# PROBLEM STATEMENT
Copy out each line of the material below that holds the string "with".

# DATASET SECTION
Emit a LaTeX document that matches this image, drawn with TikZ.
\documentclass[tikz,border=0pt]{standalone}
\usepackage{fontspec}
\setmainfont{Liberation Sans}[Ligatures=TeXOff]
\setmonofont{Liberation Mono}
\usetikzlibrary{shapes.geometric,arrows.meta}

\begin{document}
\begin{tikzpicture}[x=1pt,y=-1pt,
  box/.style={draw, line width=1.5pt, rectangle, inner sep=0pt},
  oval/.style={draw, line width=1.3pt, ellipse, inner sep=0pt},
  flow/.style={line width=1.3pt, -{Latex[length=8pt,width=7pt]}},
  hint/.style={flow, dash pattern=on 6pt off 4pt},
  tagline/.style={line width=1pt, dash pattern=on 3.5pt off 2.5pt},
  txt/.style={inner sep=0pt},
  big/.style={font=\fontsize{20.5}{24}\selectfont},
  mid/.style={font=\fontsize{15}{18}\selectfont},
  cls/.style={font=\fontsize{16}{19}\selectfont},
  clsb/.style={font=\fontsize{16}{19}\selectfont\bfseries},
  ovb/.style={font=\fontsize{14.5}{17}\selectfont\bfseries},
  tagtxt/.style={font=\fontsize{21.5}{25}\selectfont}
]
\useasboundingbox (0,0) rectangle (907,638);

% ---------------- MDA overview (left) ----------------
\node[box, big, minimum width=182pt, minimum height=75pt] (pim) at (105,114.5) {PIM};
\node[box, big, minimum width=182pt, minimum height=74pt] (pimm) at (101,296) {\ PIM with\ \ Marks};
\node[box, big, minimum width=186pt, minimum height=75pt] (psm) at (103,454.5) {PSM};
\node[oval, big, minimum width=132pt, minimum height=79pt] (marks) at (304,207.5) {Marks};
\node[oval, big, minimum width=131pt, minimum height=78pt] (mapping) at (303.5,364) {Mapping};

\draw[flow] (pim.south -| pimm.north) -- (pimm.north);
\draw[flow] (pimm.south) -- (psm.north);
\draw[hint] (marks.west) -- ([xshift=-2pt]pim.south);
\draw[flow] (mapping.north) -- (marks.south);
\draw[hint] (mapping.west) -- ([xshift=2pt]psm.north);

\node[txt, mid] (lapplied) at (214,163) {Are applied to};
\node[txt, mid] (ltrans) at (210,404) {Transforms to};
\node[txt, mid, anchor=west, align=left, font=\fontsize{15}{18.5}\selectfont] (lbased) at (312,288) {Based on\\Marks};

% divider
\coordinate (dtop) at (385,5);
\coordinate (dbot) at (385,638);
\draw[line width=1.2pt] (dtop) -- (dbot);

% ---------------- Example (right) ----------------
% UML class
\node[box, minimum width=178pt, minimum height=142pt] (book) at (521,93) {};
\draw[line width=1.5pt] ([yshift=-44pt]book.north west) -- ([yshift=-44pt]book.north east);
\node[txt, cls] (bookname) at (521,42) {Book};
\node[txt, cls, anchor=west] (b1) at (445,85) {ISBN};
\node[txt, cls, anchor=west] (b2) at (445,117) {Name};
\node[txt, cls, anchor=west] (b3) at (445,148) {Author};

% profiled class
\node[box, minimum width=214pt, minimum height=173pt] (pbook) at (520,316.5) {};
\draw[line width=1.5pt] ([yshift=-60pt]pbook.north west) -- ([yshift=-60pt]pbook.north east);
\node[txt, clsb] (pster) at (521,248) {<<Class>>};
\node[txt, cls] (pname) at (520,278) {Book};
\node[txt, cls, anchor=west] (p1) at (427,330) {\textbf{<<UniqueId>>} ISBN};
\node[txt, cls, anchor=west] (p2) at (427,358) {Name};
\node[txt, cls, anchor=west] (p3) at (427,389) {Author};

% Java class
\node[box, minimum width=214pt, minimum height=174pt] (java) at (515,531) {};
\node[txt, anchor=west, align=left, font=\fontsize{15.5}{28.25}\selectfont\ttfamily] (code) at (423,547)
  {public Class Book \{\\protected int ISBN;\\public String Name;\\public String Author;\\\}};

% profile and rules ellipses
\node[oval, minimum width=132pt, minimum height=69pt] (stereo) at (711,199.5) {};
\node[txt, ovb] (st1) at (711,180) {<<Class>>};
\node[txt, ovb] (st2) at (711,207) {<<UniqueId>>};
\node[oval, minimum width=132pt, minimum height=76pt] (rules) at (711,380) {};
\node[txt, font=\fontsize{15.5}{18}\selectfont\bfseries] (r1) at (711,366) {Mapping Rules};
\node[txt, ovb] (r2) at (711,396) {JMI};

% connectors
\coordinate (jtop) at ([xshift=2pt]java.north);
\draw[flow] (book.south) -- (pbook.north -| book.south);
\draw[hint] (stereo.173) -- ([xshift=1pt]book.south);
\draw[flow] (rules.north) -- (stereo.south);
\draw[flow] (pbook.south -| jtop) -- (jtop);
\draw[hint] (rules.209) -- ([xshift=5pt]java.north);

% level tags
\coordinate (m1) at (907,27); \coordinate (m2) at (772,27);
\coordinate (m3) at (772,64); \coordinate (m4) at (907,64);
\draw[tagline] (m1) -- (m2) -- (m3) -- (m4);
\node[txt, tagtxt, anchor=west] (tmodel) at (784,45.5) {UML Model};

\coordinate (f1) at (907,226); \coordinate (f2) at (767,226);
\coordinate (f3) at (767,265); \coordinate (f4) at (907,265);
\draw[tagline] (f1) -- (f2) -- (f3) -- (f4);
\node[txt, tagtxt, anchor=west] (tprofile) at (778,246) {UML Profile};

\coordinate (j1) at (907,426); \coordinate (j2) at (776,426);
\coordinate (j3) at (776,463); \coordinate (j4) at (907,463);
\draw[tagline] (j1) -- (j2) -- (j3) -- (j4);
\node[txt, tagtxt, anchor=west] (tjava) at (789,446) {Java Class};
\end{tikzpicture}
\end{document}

# ANSWER TO THIS PROBLEM
Emit a LaTeX document that matches this image, drawn with TikZ.
\node[box, big, minimum width=182pt, minimum height=74pt] (pimm) at (101,296) {\ PIM with\ \ Marks};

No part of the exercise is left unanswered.